L’Union des magistrats sénégalais (Ums), à travers son président, émet des réserves sur la loi criminalisant le viol et la pédophilie. Souleymane Téliko note l’existence de «limites liées à la collecte des preuves pouvant attester de l’imputabilité des viols».

L’Union des magistrats sénégalais (Ums) émet, à travers son président, des réserves sur la nouvelle loi criminalisant le viol et la pédophilie. Le président de cette structure, qui défend les intérêts des magistrats, l’a indiqué hier au cours de l’émission «Le grand jury» de la Rfm. Souleymane Téliko est d’avis que le nouveau texte législatif peut entraîner des conséquences qui ne sont pas souhaitées. Cons­tatant la fin des longues détentions préventives, il ne peut s’empêcher de faire remarquer qu’«il y a des limites liées à la collecte des preuves pouvant attester de l’imputabilité des viols».
Passant à la loupe l’exposé des motifs de la nouvelle loi, M. Téliko souligne qu’«on se rend compte qu’elle est fondée sur le postulat qu’un durcissement des peines pourra permettre d’aboutir à l’effet dissuasive pour les potentiels délinquants et permettre d’autre part à arriver à une répression efficace». Et le président de l’Ums, pour se faire comprendre, de décliner son argumentaire. Ainsi, l’on retient d’abord que «contrairement à ce que l’on peut penser, l’effet dissuasif dépend moins de la sévérité des peines encourues que de la certitude dans le prononcé de la sanction. Or cette certitude ne peut pas être le résultat de la loi et le résultat des enquêtes menées sur le terrain».
Le magistrat indique que «la seconde réserve est que les problèmes rencontrés par les acteurs judiciaires dans les cas de viol, c’est des problèmes d’imputabilité des actes d’agressions sexuelles. Souvent on a des dossiers où c’est la parole de la victime contre celle du prévenu ou tout au plus des témoignages des personnes proches qui ne sont pas souvent pour permettre d’aboutir à une condamnation. Ce qui explique le nombre élevé de cas de relaxe».

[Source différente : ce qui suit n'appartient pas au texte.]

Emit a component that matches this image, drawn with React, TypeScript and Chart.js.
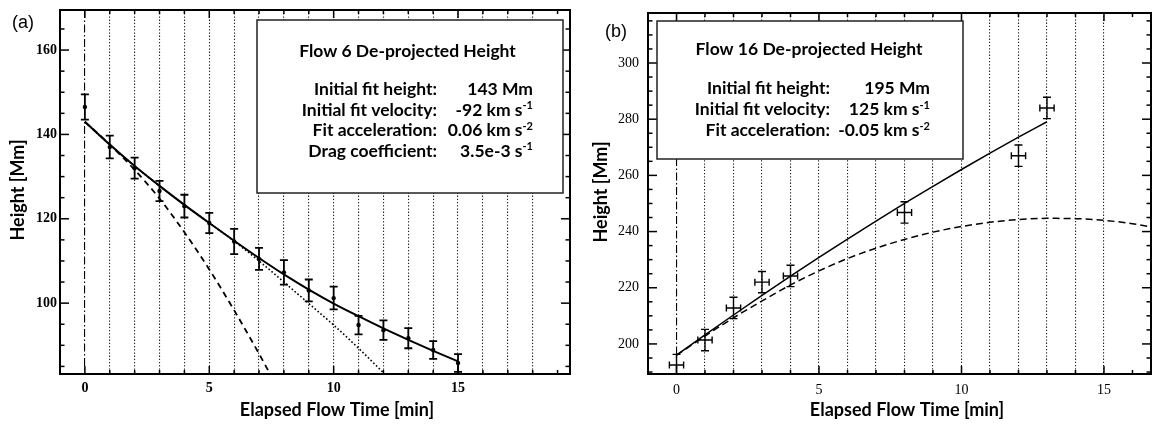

La personne morale de l’Ums n’est pas persuadée qu’un durcissement des peines pourra contribuer à une inversion de cette tendance du «nombre élevé des cas de relaxe» puisque, fait comprendre Souleymane Téliko, «des expériences prouvent que les juges sont plus exigeants en matière de preuve pour des peines élevés. Puisque les peines vont jusqu’à la réclusion criminelle, on risque d’avoir un accroissement de décisions d’acquittement ou de relaxe».
Revenant sur le cas Guy Marius Sagna, Souleymane Téliko soutient que le souhait de l’Ums demeure que «l’activiste, qui est un prévenu comme tous les autres, puisse bénéficier des garanties d’un procès équitable».
Evoquant la remise des rapports de la Cour des comptes et de l’Ofnac au chef de l’Etat, le président de l’Ums soutient que «la meilleure manière de garantir une suite probante et efficiente à ces rapports de contrôle, c’est de soustraire le Parquet au contrôle de l’Exécutif». «L’image que les citoyens auront de la justice pourrait être écornée, car ne se trouvant toujours pas en face d’une entité judiciaire qui traite ces dossiers», a encore fait savoir le président de l’Ums. Qui pense fermement que la Chancellerie et le Parquet ont le devoir d’exercer leurs attributions dans le respect de l’intérêt général.